# Supplied material
______________________________

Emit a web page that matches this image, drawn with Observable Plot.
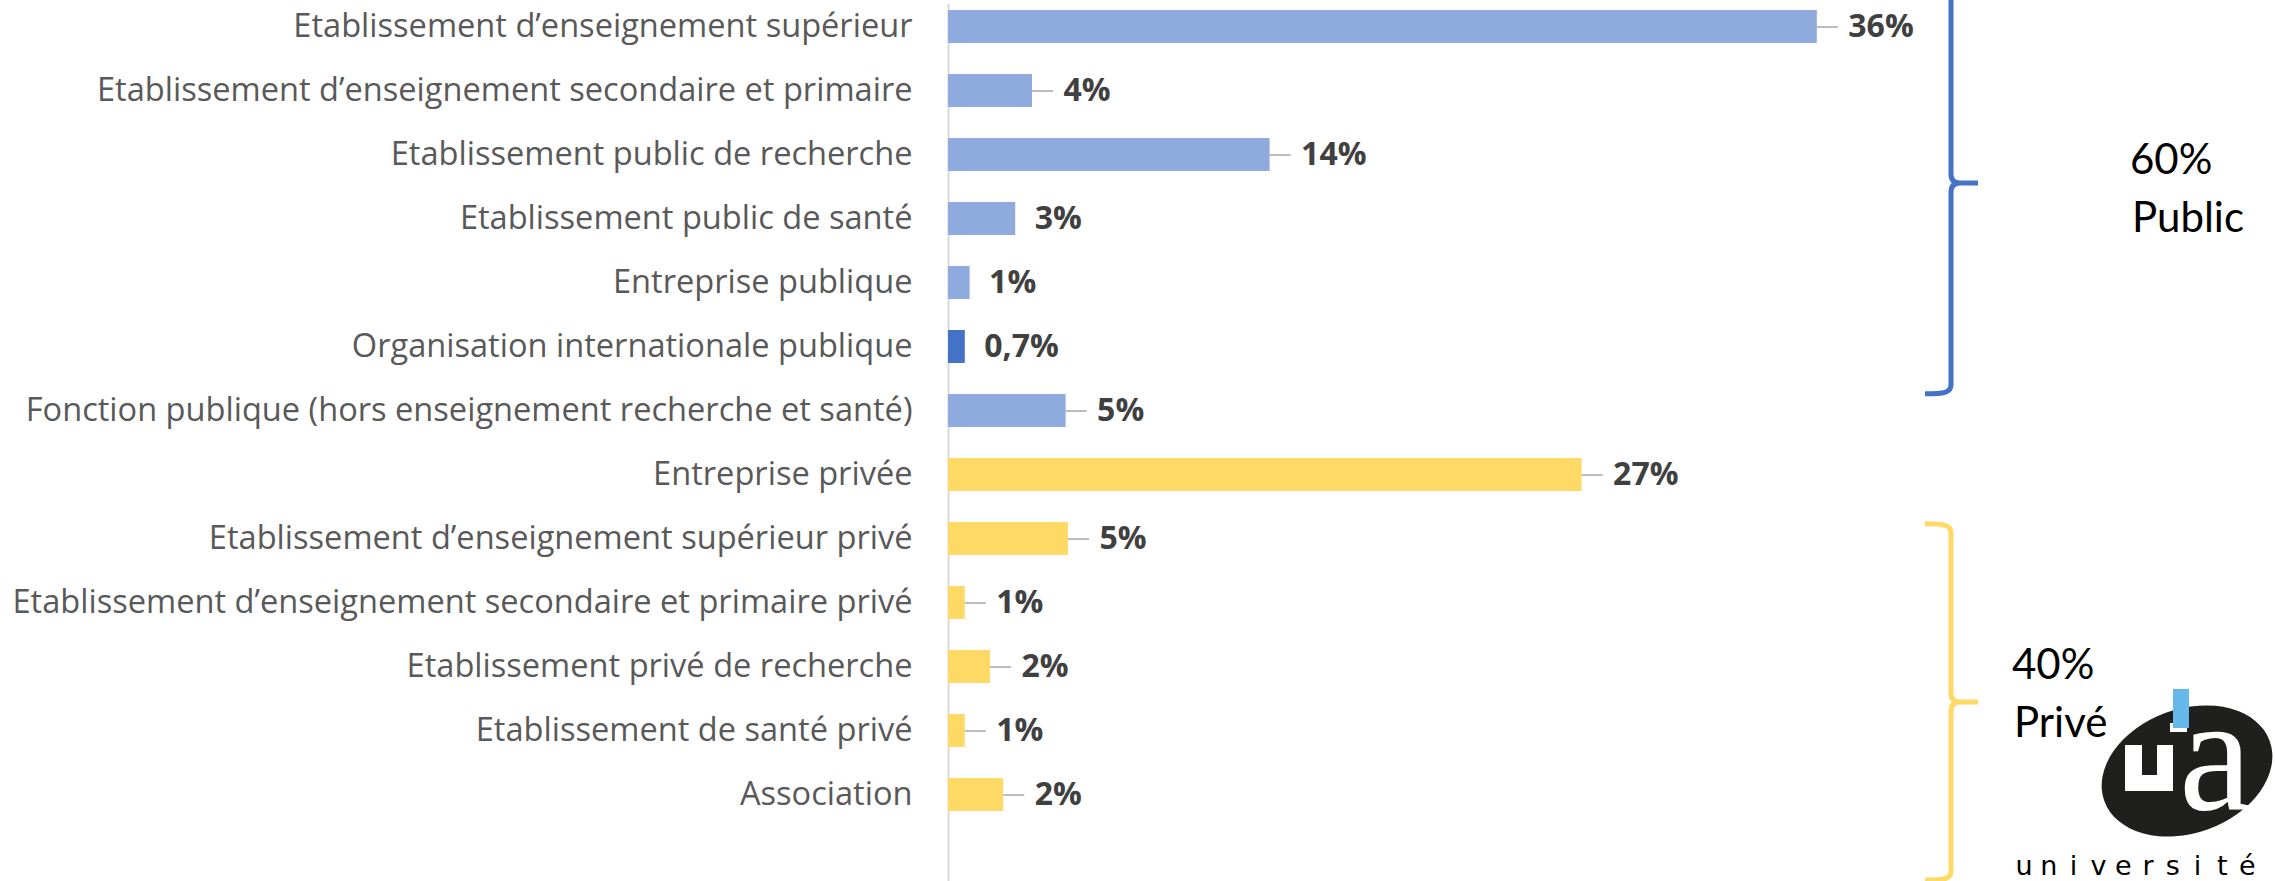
<!DOCTYPE html>
<html>
<head>
<meta charset="utf-8">
<script src="https://cdn.jsdelivr.net/npm/d3@7"></script>
<script src="https://cdn.jsdelivr.net/npm/@observablehq/plot@0.6"></script>
<style>
  html, body { margin: 0; padding: 0; background: #ffffff; }
  #chart { width: 2275px; height: 881px; overflow: hidden; }
</style>
</head>
<body>
<div id="chart"></div>
<script>
// ---------- data ----------
const categories = [
  "Etablissement d’enseignement supérieur",
  "Etablissement d’enseignement secondaire et primaire",
  "Etablissement public de recherche",
  "Etablissement public de santé",
  "Entreprise publique",
  "Organisation internationale publique",
  "Fonction publique (hors enseignement recherche et santé)",
  "Entreprise privée",
  "Etablissement d’enseignement supérieur privé",
  "Etablissement d’enseignement secondaire et primaire privé",
  "Etablissement privé de recherche",
  "Etablissement de santé privé",
  "Association"
];
const shares = [36.2, 3.5, 13.4, 2.8, 0.9, 0.7, 4.9, 26.4, 5.0, 0.7, 1.75, 0.7, 2.3];
const shareLabels = ["36%", "4%", "14%", "3%", "1%", "0,7%", "5%", "27%", "5%", "1%", "2%", "1%", "2%"];
const sectors = ["Public", "Public", "Public", "Public", "Public", "Public", "Public",
                 "Privé", "Privé", "Privé", "Privé", "Privé", "Privé"];
const sectorNames = ["Public", "Privé"];
const sectorTotals = ["60%", "40%"];

// ---------- styling / annotation layout ----------
const W = 2275, H = 881;
const sectorColors = {"Public": "#8FAADC", "Privé": "#FFD966"};
const highlighted = "Organisation internationale publique";
const highlightColor = "#4472C4";
const withoutLeader = new Set(["Etablissement public de santé", "Entreprise publique", "Organisation internationale publique"]);
const xMax = 55.29;
const mLeft = 948;
const unitPx = (W - mLeft) / xMax;

const rows = categories.map((c, i) => ({
  category: c, share: shares[i], label: shareLabels[i], sector: sectors[i],
  leader: !withoutLeader.has(c),
  color: c === highlighted ? highlightColor : sectorColors[sectors[i]]
}));

// brace positions in band steps (0 = centre of first band), text offsets in px
const braces = [
  {sector: "Public", color: "#4472C4", top: -0.85, mid: 2.445, bottom: 5.74, tdx: 179, dyShare: -9, dyName: 49},
  {sector: "Privé", color: "#FFD966", top: 7.77, mid: 10.555, bottom: 13.34, tdx: 61, dyShare: -23, dyName: 35}
];

function bracePath(vx, top, mid, bot, hx, tx) {
  const r = 9;
  return `M${hx},${top} C${vx - 7},${top} ${vx},${top + 1} ${vx},${top + r}` +
    ` L${vx},${mid - r} C${vx},${mid - 3} ${vx + 3},${mid} ${vx + r},${mid} L${tx},${mid}` +
    ` M${vx + r},${mid} C${vx + 3},${mid} ${vx},${mid + 3} ${vx},${mid + r}` +
    ` L${vx},${bot - r} C${vx},${bot - 1} ${vx - 7},${bot} ${hx},${bot}`;
}

function annotations(index, scales, values, dims) {
  const x = scales.x, y = scales.y;
  const y0 = y(categories[0]);
  const step = y(categories[1]) - y0;
  const bw = y.bandwidth ? y.bandwidth() : step * 0.516;
  const pos = p => y0 + bw / 2 + p * step;
  const g = d3.create("svg:g").attr("text-anchor", "start");
  const vx = x(41.79), hx = vx - 26, tx = vx + 27;
  for (const b of braces) {
    const top = pos(b.top), mid = pos(b.mid), bot = pos(b.bottom);
    g.append("path")
      .attr("d", bracePath(vx, top, mid, bot, hx, tx))
      .attr("fill", "none").attr("stroke", b.color)
      .attr("stroke-width", 5).attr("stroke-linejoin", "round");
    const k = sectorNames.indexOf(b.sector);
    g.append("text").attr("x", vx + b.tdx).attr("y", mid + b.dyShare)
      .attr("text-anchor", "start")
      .attr("font-family", "Lato, 'Open Sans', sans-serif").attr("font-size", 42)
      .attr("fill", "#000").text(sectorTotals[k]);
    g.append("text").attr("x", vx + b.tdx + 2).attr("y", mid + b.dyName)
      .attr("text-anchor", "start")
      .attr("font-family", "Lato, 'Open Sans', sans-serif").attr("font-size", 42)
      .attr("fill", "#000").text(sectorNames[k]);
  }
  // logo (bottom-right)
  const lx = dims.width - 88, ly = dims.height - 110;
  const logo = g.append("g").attr("transform", `translate(${lx},${ly})`);
  logo.append("ellipse").attr("cx", 0).attr("cy", 0).attr("rx", 88).attr("ry", 62)
    .attr("transform", "rotate(-20)").attr("fill", "#1F1F1D");
  logo.append("path").attr("fill", "#fff")
    .attr("d", "M-62,-26 L-45,-26 L-45,4 L-30,4 L-30,-26 L-14,-26 L-14,20 L-62,20 Z");
  logo.append("rect").attr("x", -17).attr("y", -48).attr("width", 17).attr("height", 9).attr("fill", "#fff");
  logo.append("rect").attr("x", -14).attr("y", -82).attr("width", 16).attr("height", 39).attr("fill", "#67B8EA");
  logo.append("text").attr("x", -8).attr("y", 38).attr("text-anchor", "start")
    .attr("font-family", "'Liberation Serif', 'DejaVu Serif', serif").attr("font-size", 165)
    .attr("fill", "#fff").text("a");
  const word = "université";
  for (let i = 0; i < word.length; i++) {
    logo.append("text").attr("x", -163 + i * 24.8).attr("y", 104)
      .attr("text-anchor", "middle")
      .attr("font-family", "'DejaVu Sans', sans-serif").attr("font-size", 27)
      .attr("fill", "#000").text(word[i]);
  }
  return g.node();
}

const chart = Plot.plot({
  width: W,
  height: H,
  marginLeft: mLeft,
  marginRight: 0,
  marginTop: 4,
  marginBottom: 0,
  style: {fontFamily: "'Open Sans', Lato, sans-serif", fontSize: "32px", background: "#ffffff", overflow: "visible"},
  x: {domain: [0, xMax], axis: null},
  y: {domain: categories, range: [-5.5, 826.5], paddingInner: 0.484, paddingOuter: 0.242, axis: null},
  color: {type: "identity"},
  marks: [
    Plot.ruleX([0], {stroke: "#D9D9D9", strokeWidth: 2}),
    Plot.barX(rows, {x: "share", y: "category", fill: "color"}),
    Plot.axisY({tickSize: 0, tickPadding: 36, fontSize: 32.6, color: "#595959", label: null}),
    Plot.ruleY(rows.filter(d => d.leader), {
      y: "category", x1: "share", x2: d => d.share + 21 / unitPx,
      stroke: "#A6A6A6", strokeWidth: 1.5
    }),
    Plot.text(rows.filter(d => d.leader), {
      x: "share", y: "category", text: "label", dx: 31, textAnchor: "start",
      fontWeight: "bold", fontSize: 32, fill: "#404040"
    }),
    Plot.text(rows.filter(d => !d.leader), {
      x: "share", y: "category", text: "label", dx: 19, textAnchor: "start",
      fontWeight: "bold", fontSize: 32, fill: "#404040"
    }),
    annotations
  ]
});
document.getElementById("chart").appendChild(chart);
</script>
</body>
</html>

______________________________

# Exercise details
Transcribe the whole listing exactly. Pictures are excluded.

# Solution
Emit a web page that matches this image, drawn with Observable Plot.
<!DOCTYPE html>
<html>
<head>
<meta charset="utf-8">
<script src="https://cdn.jsdelivr.net/npm/d3@7"></script>
<script src="https://cdn.jsdelivr.net/npm/@observablehq/plot@0.6"></script>
<style>
  html, body { margin: 0; padding: 0; background: #ffffff; }
  #chart { width: 2275px; height: 881px; overflow: hidden; }
</style>
</head>
<body>
<div id="chart"></div>
<script>
// ---------- data ----------
const categories = [
  "Etablissement d’enseignement supérieur",
  "Etablissement d’enseignement secondaire et primaire",
  "Etablissement public de recherche",
  "Etablissement public de santé",
  "Entreprise publique",
  "Organisation internationale publique",
  "Fonction publique (hors enseignement recherche et santé)",
  "Entreprise privée",
  "Etablissement d’enseignement supérieur privé",
  "Etablissement d’enseignement secondaire et primaire privé",
  "Etablissement privé de recherche",
  "Etablissement de santé privé",
  "Association"
];
const shares = [36.2, 3.5, 13.4, 2.8, 0.9, 0.7, 4.9, 26.4, 5.0, 0.7, 1.75, 0.7, 2.3];
const shareLabels = ["36%", "4%", "14%", "3%", "1%", "0,7%", "5%", "27%", "5%", "1%", "2%", "1%", "2%"];
const sectors = ["Public", "Public", "Public", "Public", "Public", "Public", "Public",
                 "Privé", "Privé", "Privé", "Privé", "Privé", "Privé"];
const sectorNames = ["Public", "Privé"];
const sectorTotals = ["60%", "40%"];

// ---------- styling / annotation layout ----------
const W = 2275, H = 881;
const sectorColors = {"Public": "#8FAADC", "Privé": "#FFD966"};
const highlighted = "Organisation internationale publique";
const highlightColor = "#4472C4";
const withoutLeader = new Set(["Etablissement public de santé", "Entreprise publique", "Organisation internationale publique"]);
const xMax = 55.29;
const mLeft = 948;
const unitPx = (W - mLeft) / xMax;

const rows = categories.map((c, i) => ({
  category: c, share: shares[i], label: shareLabels[i], sector: sectors[i],
  leader: !withoutLeader.has(c),
  color: c === highlighted ? highlightColor : sectorColors[sectors[i]]
}));

// brace positions in band steps (0 = centre of first band), text offsets in px
const braces = [
  {sector: "Public", color: "#4472C4", top: -0.85, mid: 2.445, bottom: 5.74, tdx: 179, dyShare: -9, dyName: 49},
  {sector: "Privé", color: "#FFD966", top: 7.77, mid: 10.555, bottom: 13.34, tdx: 61, dyShare: -23, dyName: 35}
];

function bracePath(vx, top, mid, bot, hx, tx) {
  const r = 9;
  return `M${hx},${top} C${vx - 7},${top} ${vx},${top + 1} ${vx},${top + r}` +
    ` L${vx},${mid - r} C${vx},${mid - 3} ${vx + 3},${mid} ${vx + r},${mid} L${tx},${mid}` +
    ` M${vx + r},${mid} C${vx + 3},${mid} ${vx},${mid + 3} ${vx},${mid + r}` +
    ` L${vx},${bot - r} C${vx},${bot - 1} ${vx - 7},${bot} ${hx},${bot}`;
}

function annotations(index, scales, values, dims) {
  const x = scales.x, y = scales.y;
  const y0 = y(categories[0]);
  const step = y(categories[1]) - y0;
  const bw = y.bandwidth ? y.bandwidth() : step * 0.516;
  const pos = p => y0 + bw / 2 + p * step;
  const g = d3.create("svg:g").attr("text-anchor", "start");
  const vx = x(41.79), hx = vx - 26, tx = vx + 27;
  for (const b of braces) {
    const top = pos(b.top), mid = pos(b.mid), bot = pos(b.bottom);
    g.append("path")
      .attr("d", bracePath(vx, top, mid, bot, hx, tx))
      .attr("fill", "none").attr("stroke", b.color)
      .attr("stroke-width", 5).attr("stroke-linejoin", "round");
    const k = sectorNames.indexOf(b.sector);
    g.append("text").attr("x", vx + b.tdx).attr("y", mid + b.dyShare)
      .attr("text-anchor", "start")
      .attr("font-family", "Lato, 'Open Sans', sans-serif").attr("font-size", 42)
      .attr("fill", "#000").text(sectorTotals[k]);
    g.append("text").attr("x", vx + b.tdx + 2).attr("y", mid + b.dyName)
      .attr("text-anchor", "start")
      .attr("font-family", "Lato, 'Open Sans', sans-serif").attr("font-size", 42)
      .attr("fill", "#000").text(sectorNames[k]);
  }
  // logo (bottom-right)
  const lx = dims.width - 88, ly = dims.height - 110;
  const logo = g.append("g").attr("transform", `translate(${lx},${ly})`);
  logo.append("ellipse").attr("cx", 0).attr("cy", 0).attr("rx", 88).attr("ry", 62)
    .attr("transform", "rotate(-20)").attr("fill", "#1F1F1D");
  logo.append("path").attr("fill", "#fff")
    .attr("d", "M-62,-26 L-45,-26 L-45,4 L-30,4 L-30,-26 L-14,-26 L-14,20 L-62,20 Z");
  logo.append("rect").attr("x", -17).attr("y", -48).attr("width", 17).attr("height", 9).attr("fill", "#fff");
  logo.append("rect").attr("x", -14).attr("y", -82).attr("width", 16).attr("height", 39).attr("fill", "#67B8EA");
  logo.append("text").attr("x", -8).attr("y", 38).attr("text-anchor", "start")
    .attr("font-family", "'Liberation Serif', 'DejaVu Serif', serif").attr("font-size", 165)
    .attr("fill", "#fff").text("a");
  const word = "université";
  for (let i = 0; i < word.length; i++) {
    logo.append("text").attr("x", -163 + i * 24.8).attr("y", 104)
      .attr("text-anchor", "middle")
      .attr("font-family", "'DejaVu Sans', sans-serif").attr("font-size", 27)
      .attr("fill", "#000").text(word[i]);
  }
  return g.node();
}

const chart = Plot.plot({
  width: W,
  height: H,
  marginLeft: mLeft,
  marginRight: 0,
  marginTop: 4,
  marginBottom: 0,
  style: {fontFamily: "'Open Sans', Lato, sans-serif", fontSize: "32px", background: "#ffffff", overflow: "visible"},
  x: {domain: [0, xMax], axis: null},
  y: {domain: categories, range: [-5.5, 826.5], paddingInner: 0.484, paddingOuter: 0.242, axis: null},
  color: {type: "identity"},
  marks: [
    Plot.ruleX([0], {stroke: "#D9D9D9", strokeWidth: 2}),
    Plot.barX(rows, {x: "share", y: "category", fill: "color"}),
    Plot.axisY({tickSize: 0, tickPadding: 36, fontSize: 32.6, color: "#595959", label: null}),
    Plot.ruleY(rows.filter(d => d.leader), {
      y: "category", x1: "share", x2: d => d.share + 21 / unitPx,
      stroke: "#A6A6A6", strokeWidth: 1.5
    }),
    Plot.text(rows.filter(d => d.leader), {
      x: "share", y: "category", text: "label", dx: 31, textAnchor: "start",
      fontWeight: "bold", fontSize: 32, fill: "#404040"
    }),
    Plot.text(rows.filter(d => !d.leader), {
      x: "share", y: "category", text: "label", dx: 19, textAnchor: "start",
      fontWeight: "bold", fontSize: 32, fill: "#404040"
    }),
    annotations
  ]
});
document.getElementById("chart").appendChild(chart);
</script>
</body>
</html>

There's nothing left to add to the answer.